The director reveals his aversion to going for the jugular in the immediate aftermath of Kyle’s demise. Instead of Lance’s wracking sobs, he places a pop song on the soundtrack, dampening our reaction to Lance’s response to finding his son’s body. It feels like an ironic touch, initially, but in retrospect I think it’s sincere. Goldthwait doesn’t want us to hurt too badly.

The movie does a good job of parodying the shopworn convention that death redeems the irredeemable, and allows for even the most egregious behavior to be forgiven. (It helps that Lance prints the legend, literally, not the facts.) It also plays at times like a send-up of an after-school special, albeit one rated R for language, crude and sexual content, some drug use, and disturbing images. It’s a measure of how lightweight the movie is, though, that Kyle doesn’t hover over the proceedings — he’s gone and we’re glad. Not (just) because he’s a schmuck, but because he was a boring, self-centered schmuck.

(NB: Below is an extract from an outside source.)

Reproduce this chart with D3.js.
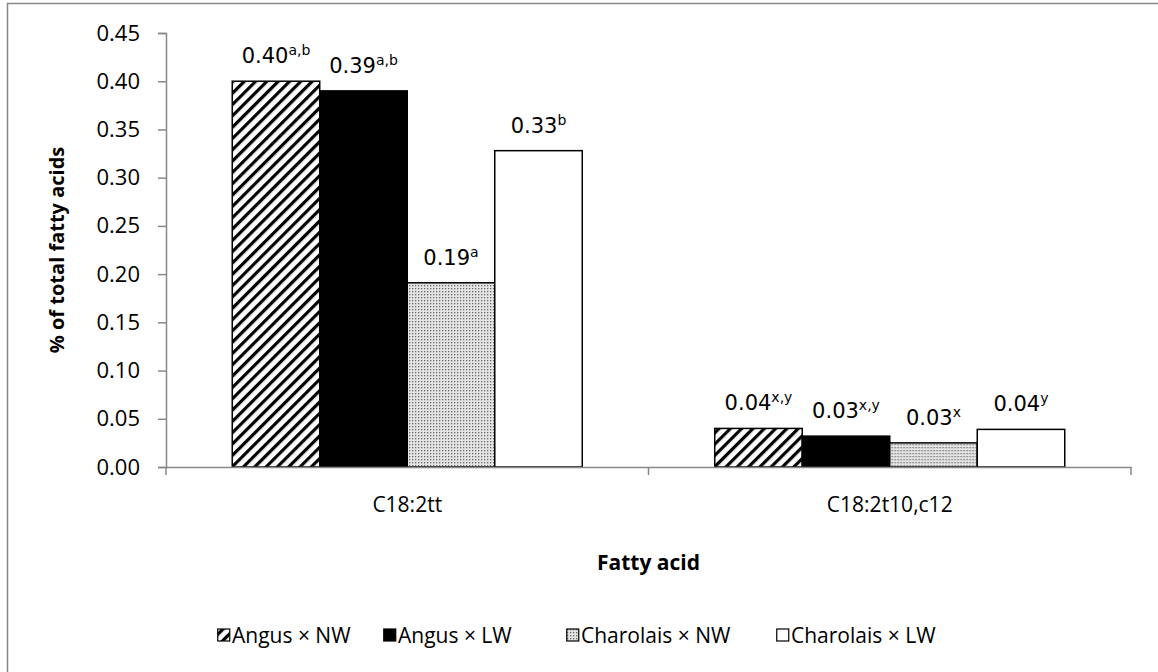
<!DOCTYPE html>
<html>
<head>
<meta charset="utf-8">
<script src="https://cdn.jsdelivr.net/npm/d3@7"></script>
<style>
  body { margin: 0; background: #fff; }
  text { font-family: "Open Sans", sans-serif; }
</style>
</head>
<body>
<div id="chart"></div>
<script>
// chart data
const categories = ["C18:2tt", "C18:2t10,c12"];
const series = ["Angus × NW", "Angus × LW", "Charolais × NW", "Charolais × LW"];
const values = [
  [0.400, 0.040],
  [0.390, 0.032],
  [0.191, 0.025],
  [0.328, 0.039]
];
const labelText = [
  ["0.40", "0.04"],
  ["0.39", "0.03"],
  ["0.19", "0.03"],
  ["0.33", "0.04"]
];
const labelSup = [
  ["a,b", "x,y"],
  ["a,b", "x,y"],
  ["a", "x"],
  ["b", "y"]
];
const yTicks = [0, 0.05, 0.10, 0.15, 0.20, 0.25, 0.30, 0.35, 0.40, 0.45];

const W = 1158, H = 672;
const margin = { left: 166, right: 27, top: 33, bottom: 205 };
const width = W - margin.left - margin.right,
      height = H - margin.top - margin.bottom;

const svg = d3.select('#chart').append('svg')
    .attr('width', W).attr('height', H);

// patterns
const defs = svg.append('defs');
const hatch = defs.append('pattern')
    .attr('id', 'hatch').attr('patternUnits', 'userSpaceOnUse')
    .attr('width', 8).attr('height', 8)
    .attr('patternTransform', 'rotate(45)');
hatch.append('rect').attr('width', 8).attr('height', 8).attr('fill', '#fff');
hatch.append('rect').attr('width', 3.2).attr('height', 8).attr('fill', '#000');

const dots = defs.append('pattern')
    .attr('id', 'dots').attr('patternUnits', 'userSpaceOnUse')
    .attr('width', 3).attr('height', 3);
dots.append('rect').attr('width', 3).attr('height', 3).attr('fill', '#e4e4e4');
dots.append('rect').attr('width', 1.3).attr('height', 1.3).attr('fill', '#6a6a6a');

const fills = ['url(#hatch)', '#000', 'url(#dots)', '#fff'];

// outer border
svg.append('rect')
    .attr('x', 7.5).attr('y', 3.5).attr('width', 1170).attr('height', 690)
    .attr('fill', 'none').attr('stroke', '#888').attr('stroke-width', 1.5);

const g = svg.append('g').attr('transform', `translate(${margin.left},${margin.top})`);

const x0 = d3.scaleBand().domain(categories).range([0, width]).paddingInner(0).paddingOuter(0);
const x1 = d3.scaleBand().domain(series).range([0, x0.bandwidth()]).paddingOuter(0.757);
const y = d3.scaleLinear().domain([0, 0.45]).range([height, 0]);

// y axis
const yAxis = g.append('g')
    .call(d3.axisLeft(y).tickValues(yTicks).tickFormat(d3.format('.2f')).tickSize(8).tickPadding(18));
yAxis.select('.domain').attr('stroke', '#888').attr('stroke-width', 1.5);
yAxis.selectAll('.tick line').attr('stroke', '#888').attr('stroke-width', 1.5);
yAxis.selectAll('.tick text').attr('font-size', 22).attr('fill', '#000')
    .style('font-family', '"Open Sans", sans-serif');

// bars
const groups = g.selectAll('.grp')
    .data(categories)
    .enter().append('g')
      .attr('class', 'grp')
      .attr('transform', d => `translate(${x0(d)},0)`);

groups.each(function(cat, ci) {
    const sel = d3.select(this);
    series.forEach((s, si) => {
        const v = values[si][ci];
        sel.append('rect')
            .attr('x', x1(s))
            .attr('y', y(v))
            .attr('width', x1.bandwidth())
            .attr('height', height - y(v))
            .attr('fill', fills[si])
            .attr('stroke', '#000')
            .attr('stroke-width', 1.5);
        const t = sel.append('text')
            .attr('x', x1(s) + x1.bandwidth() / 2)
            .attr('y', y(v) - 18)
            .attr('text-anchor', 'middle')
            .attr('font-size', 21)
            .attr('fill', '#000')
            .style('font-family', '"DejaVu Sans", sans-serif');
        t.append('tspan').text(labelText[si][ci]);
        t.append('tspan').attr('dy', -8).attr('font-size', 14).text(labelSup[si][ci]);
    });
});

// x axis
const xAxis = g.append('g')
    .attr('transform', `translate(0,${height})`)
    .call(d3.axisBottom(x0).tickSize(0).tickPadding(30));
xAxis.select('.domain').attr('stroke', '#888').attr('stroke-width', 1.5);
xAxis.selectAll('.tick text').attr('font-size', 21).attr('fill', '#000')
    .style('font-family', '"Open Sans", sans-serif');
// category boundary ticks
xAxis.selectAll('.bound')
    .data([0, x0.bandwidth(), width])
    .enter().append('line')
      .attr('class', 'bound')
      .attr('x1', d => d).attr('x2', d => d)
      .attr('y1', 0).attr('y2', 8)
      .attr('stroke', '#888').attr('stroke-width', 1.5);

// axis titles
svg.append('text')
    .attr('transform', `translate(64,${margin.top + height / 2}) rotate(-90)`)
    .attr('text-anchor', 'middle')
    .attr('font-size', 20).attr('font-weight', 'bold')
    .text('% of total fatty acids');

svg.append('text')
    .attr('x', margin.left + width / 2).attr('y', 570)
    .attr('text-anchor', 'middle')
    .attr('font-size', 21).attr('font-weight', 'bold')
    .text('Fatty acid');

// legend
const legendX = [217, 383, 566, 776];
const legend = svg.append('g').attr('transform', 'translate(0,635)');
series.forEach((s, i) => {
    legend.append('rect')
        .attr('x', legendX[i] + 0.75).attr('y', -6)
        .attr('width', 12).attr('height', 12)
        .attr('fill', fills[i])
        .attr('stroke', '#000').attr('stroke-width', 1.2);
    legend.append('text')
        .attr('x', legendX[i] + 15).attr('y', 8)
        .attr('font-size', 21)
        .text(s);
});
</script>
</body>
</html>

Lance is a good deal more engaging, primarily because we’re curious to see how big and dramatic his transformation is going to be. Alas, it’s pretty modulated, and combined with an unimaginative parade of flat, primary-color compositions, the overall effect is small-scale. The film’s central questions — What is success? What’s the price of success? How does one stop settling and start choosing? — deserve a pulpier, juicier setting than Goldthwait affords them.

It’s patently unfair to critique Bobcat Goldthwait for lacking the ferocious cruelty of Luis Bunuel (The Discreet Charm of the Bourgeoisie) or the take-no-prisoners irreverence of Stanley Kubrick (Dr. Strangelove or: How I Learned to Stop Worrying and Love the Bomb). But he should know that it’s not enough to point to the jugular. You’ve got to plant your claws and let ’em rip.

World’s Greatest Dad opens Friday, Aug. 28, 2009 at the Bridge in San Francisco and the Albany in the East Bay.